De viaje
No acudirá a la cita por la tarde en aquel bar del rompeolas donde la maravillosa puesta de sol, como el crepúsculo de nuestras vidas, se metía en la copa que cada uno bebía
Ese amigo, con el que durante tantos años has compartido viajes y travesías, placeres de sobremesa, apasionadas discusiones y algunas lágrimas, que caían desde la mejilla directamente en el whisky, ese amigo no ha muerto. Simplemente se ha ido de viaje, esta vez ha preferido irse solo, por su propia cuenta. Cuando vuelvas al mar de todos los veranos él no estará; tampoco acudirá a la cita por la tarde en aquel bar del rompeolas donde la maravillosa puesta de sol, como el crepúsculo de nuestras vidas, se metía en la copa que cada uno bebía; también habrá una butaca vacía en la sesión de cine los sábados en la ciudad y ya no se podrá contar con él para ninguna nueva aventura. Hay amigos cuya figura al morir se diluye muy pronto en la memoria. Al cabo de un tiempo su rostro se desvanece, uno ya no recuerda su voz, ni sabría decir si era antipático o divertido, inteligente o torpe. Realmente esa clase de amigos mueren de verdad porque nada de ti se llevan al otro mundo. En cambio, hay otros amigos como el que se acaba ir de viaje, José Luis Goñi, que estarán siempre presentes porque su ausencia ha dejado un vacío en un tiempo y en un espacio compartido. De hecho, no te atreves a borrar su dirección y su teléfono de la agenda.
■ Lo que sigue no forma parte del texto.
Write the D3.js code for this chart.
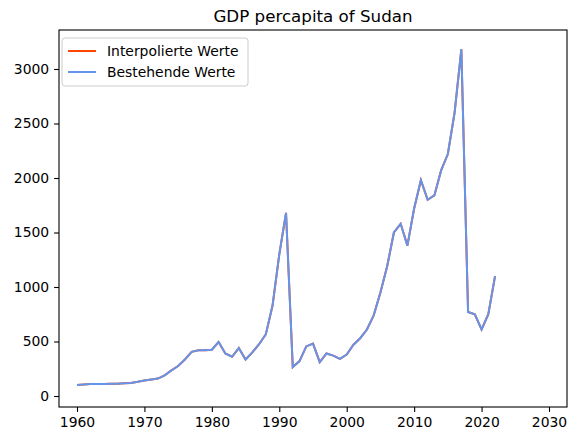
<!DOCTYPE html><html><head><meta charset="utf-8"><script src="https://cdn.jsdelivr.net/npm/d3@7"></script>
<style>body{margin:0;background:#fff}text{font-family:"DejaVu Sans";}</style></head><body><svg id="c" width="578" height="435"></svg>
<script>
const years=d3.range(1960,2023);
const gdp=[100,105,110,110,110,112,112,118,120,130,142,152,160,190,235,275,335,405,420,420,425,495,390,360,440,335,400,475,565,830,1300,1680,265,320,455,480,310,390,370,340,380,470,530,610,740,950,1190,1500,1580,1380,1720,1980,1800,1840,2070,2220,2600,3180,770,750,610,750,1100];
const xTicks=[1960,1970,1980,1990,2000,2010,2020,2030];
const yTicks=[0,500,1000,1500,2000,2500,3000];
const svg=d3.select("#c");
const L=59,R=567,T=30,B=407;
const x=d3.scaleLinear().domain([1960,2030]).range([77,549]);
const y=d3.scaleLinear().domain([0,3000]).range([396,69]);
const line=d3.line().x((d,i)=>x(years[i])).y(d=>y(d));
svg.append("path").datum(gdp).attr("d",line).attr("fill","none").attr("stroke","orangered").attr("stroke-width",2);
svg.append("path").datum(gdp).attr("d",line).attr("fill","none").attr("stroke","cornflowerblue").attr("stroke-width",2);
svg.append("rect").attr("x",L).attr("y",T).attr("width",R-L).attr("height",B-T).attr("fill","none").attr("stroke","#000").attr("stroke-width",1.1);
const ax=svg.append("g").attr("transform",`translate(0,${B})`).call(d3.axisBottom(x).tickValues(xTicks).tickFormat(d3.format("d")).tickSize(4.9).tickPadding(4.9));
const ay=svg.append("g").attr("transform",`translate(${L},0)`).call(d3.axisLeft(y).tickValues(yTicks).tickFormat(d3.format("d")).tickSize(4.9).tickPadding(4.9));
[ax,ay].forEach(a=>{a.select(".domain").remove();a.selectAll("text").attr("font-size",13.9).attr("fill","#000").style("font-family","DejaVu Sans");a.selectAll("line").attr("stroke","#000").attr("stroke-width",1.1);});
svg.append("text").attr("x",(L+R)/2).attr("y",T-8).attr("text-anchor","middle").attr("font-size",16.7).text("GDP percapita of Sudan");
const lg=svg.append("g").attr("transform",`translate(${L+3},${T+8})`);
lg.append("rect").attr("width",186).attr("height",48).attr("rx",3).attr("fill","#fff").attr("stroke","#ccc").attr("stroke-width",1);
[["Interpolierte Werte","orangered"],["Bestehende Werte","cornflowerblue"]].forEach((d,i)=>{
 const yy=13+i*21;
 lg.append("line").attr("x1",6).attr("x2",34).attr("y1",yy).attr("y2",yy).attr("stroke",d[1]).attr("stroke-width",2);
 lg.append("text").attr("x",45).attr("y",yy+5).attr("font-size",13.9).text(d[0]);
});
</script></body></html>
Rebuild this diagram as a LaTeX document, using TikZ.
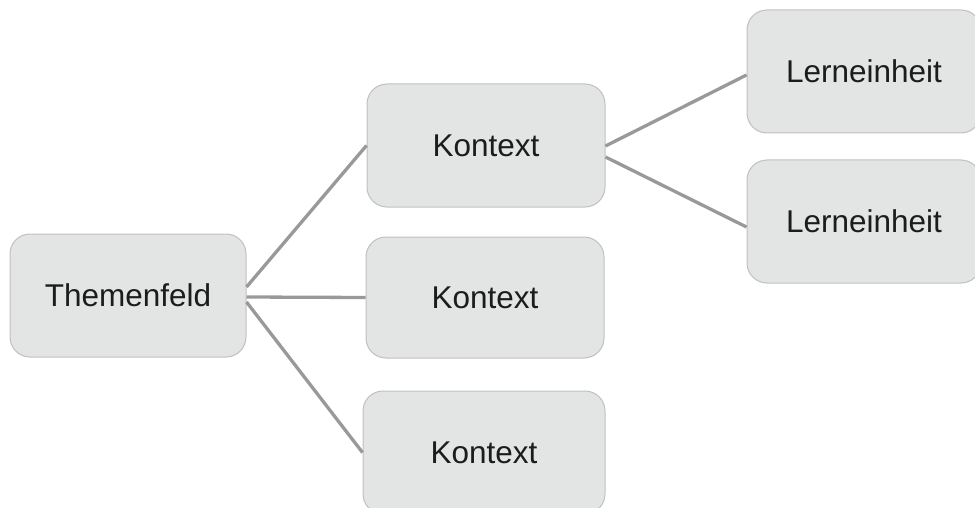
\documentclass[tikz,border=0pt]{standalone}
\usepackage{fontspec}
\setmainfont{Liberation Sans}
\definecolor{boxfill}{RGB}{227,228,228}
\definecolor{boxline}{RGB}{192,192,192}
\definecolor{linkgray}{RGB}{153,153,153}
\definecolor{labeltext}{RGB}{28,28,28}
\tikzset{
  topic/.style={draw=boxline, line width=1pt, fill=boxfill, rounded corners=20pt,
    minimum height=123pt, inner sep=0pt, text=labeltext,
    font=\fontsize{31.5pt}{36pt}\selectfont},
  link/.style={draw=linkgray, line width=3.3pt}
}
\begin{document}
\begin{tikzpicture}[x=1pt,y=-1pt]
  \useasboundingbox (0,0) rectangle (975,508);
  % root topic
  \node[topic, minimum width=236pt] (tf) at (128,295.5) {Themenfeld};
  % contexts
  \node[topic, minimum width=238pt] (k1) at (486,145.5) {Kontext};
  \node[topic, minimum width=238pt, minimum height=121pt] (k2) at (485,297.5) {Kontext};
  \node[topic, minimum width=242pt] (k3) at (484,452.5) {Kontext};
  % learning units
  \node[topic, minimum width=234pt] (l1) at (864,71.5) {Lerneinheit};
  \node[topic, minimum width=234pt] (l2) at (864,221.5) {Lerneinheit};
  % connectors (shifts are in canvas units: positive is upwards)
  \draw[link] ([yshift=8.5pt]tf.east) -- (k1.west);
  \draw[link] ([yshift=-1.5pt]tf.east) -- (k2.west);
  \draw[link] ([yshift=-6.5pt]tf.east) -- (k3.west);
  \draw[link] ([yshift=-0.5pt]k1.east) -- ([yshift=-3.5pt]l1.west);
  \draw[link] ([yshift=-11.5pt]k1.east) -- ([yshift=-5.5pt]l2.west);
\end{tikzpicture}
\end{document}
Tenía un aire británico. En Londres parecía el único inglés que iba por la calle y en Italia, en Malta o en Grecia se podía confundir con uno de aquellos viajeros de antaño que llevaban una maleta de fuelle o un baúl forrado de loneta, un elegante profesor con sombrero blanco en año sabático. Puede que vuelvan otros días azules de verano y queden algunos placeres por explorar todavía. Si la vida nos depara un motivo alegre para vivirla, sin duda este amigo seguirá estando vivo. Tal vez cualquier día recibamos una postal suya desde Taormina.